Obviously, then, the “they” in Abraham’s warning refers to the rich man’s brothers… But is that all it refers to?
Gamaas-Holmes’s poem reminds us that Lazarus spent his life laying at the rich man’s “gate.” He would have been passed over, not only by the rich man, but by everyone coming and going from the rich man’s house. His pitiful presence would have helped these VIPs (might we have been included?) to “divide” themselves from the whole outside world – themselves from “all life.”
Curiously though, it’s not just the VIPs who are at risk. Gamaas-Holmes uses a carefully indeterminate “he” to refer to the subject of his poem. Lazarus, too, is capable of using the gate as a marker of what sets him apart, a “great chasm” between himself and the resurrection that is reaching for him.

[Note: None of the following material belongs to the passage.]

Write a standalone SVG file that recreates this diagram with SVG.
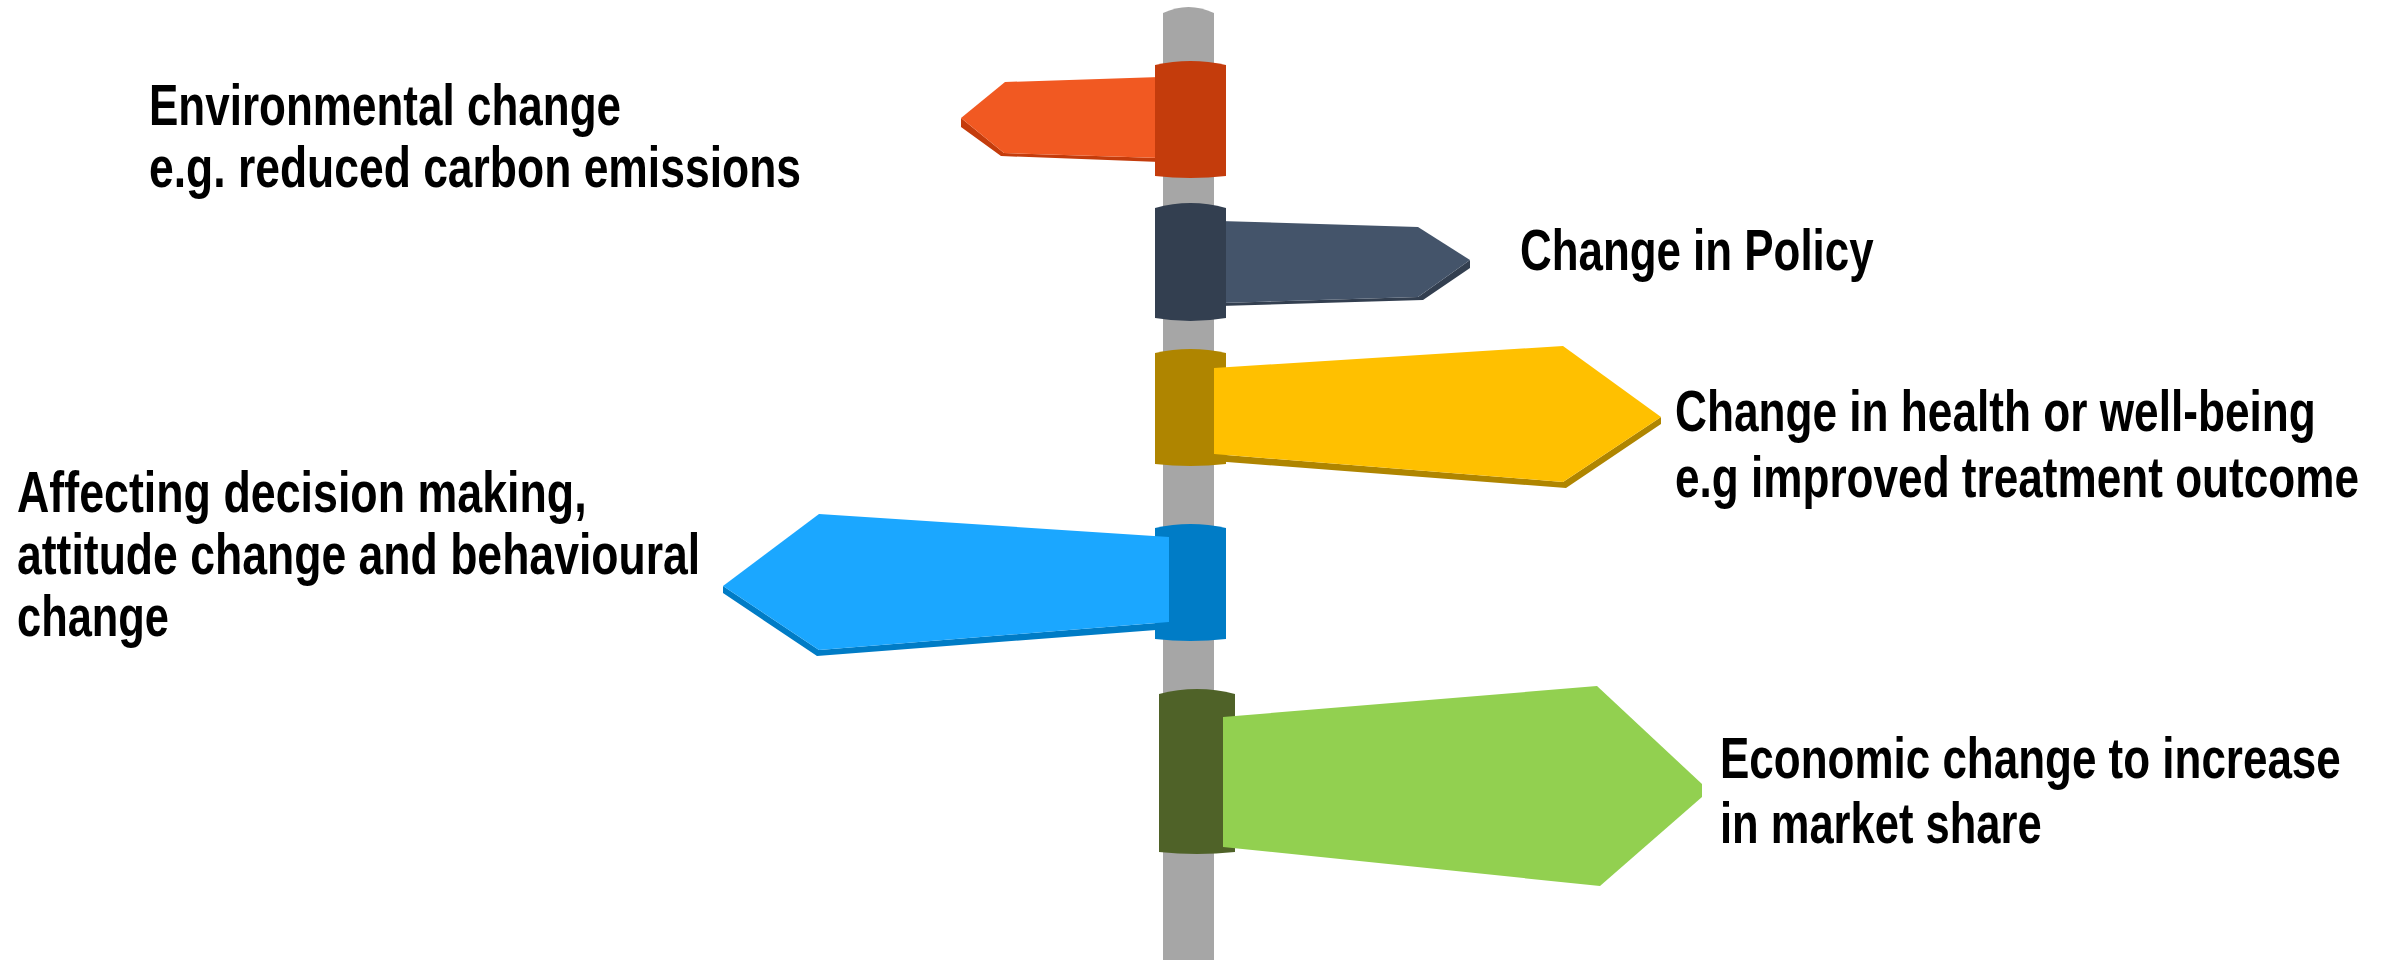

The resurrection that, scandalously, imagines all of us dividers together.
Chasm
by Steve Garnaas-Holmes
…at his gate lay a poor man named Lazarus…
Luke 16.20
It’s only a gate
but enough to hide,
to divide.
If he lets it
it can come between
him and all life —
and that thin gate become
a great chasm.
Only when our gates are open
can they become
the gates of heaven.
Excerpts from A Christmas Carol
by Charles Dickens
"Darkness was cheap and Scrooge liked it."...
″‘You are fettered,’ said Scrooge, trembling. ‘Tell me why?’
‘I wear the chain I forged in life,’ replied the Ghost. ‘I made it link by link, and yard by yard; I girded it on of my own free will, and of my own free will I wore it. Is its pattern strange to you?‘”
The New Colossus
by Emma Lazarus
Not like the brazen giant of Greek fame,
With conquering limbs astride from land to land;
Here at our sea-washed, sunset gates shall stand
A mighty woman with a torch, whose flame
Is the imprisoned lightning, and her name
Mother of Exiles. From her beacon-hand
Glows world-wide welcome; her mild eyes command
The air-bridged harbor that twin cities frame.
“Keep, ancient lands, your storied pomp!” cries she
With silent lips. “Give me your tired, your poor,
Your huddled masses yearning to breathe free,
The wretched refuse of your teeming shore.
Send these, the homeless, tempest-tost to me,
I lift my lamp beside the golden door!”
Prayer
This week, the call to prayer comes from the Street Psalms Centering Prayer:
Come, Holy Spirit, wild and free. Do as you please. Shine your light on me that I might see things as they are, not as I am. Free me to act in your name with courage, creativity, and compassion.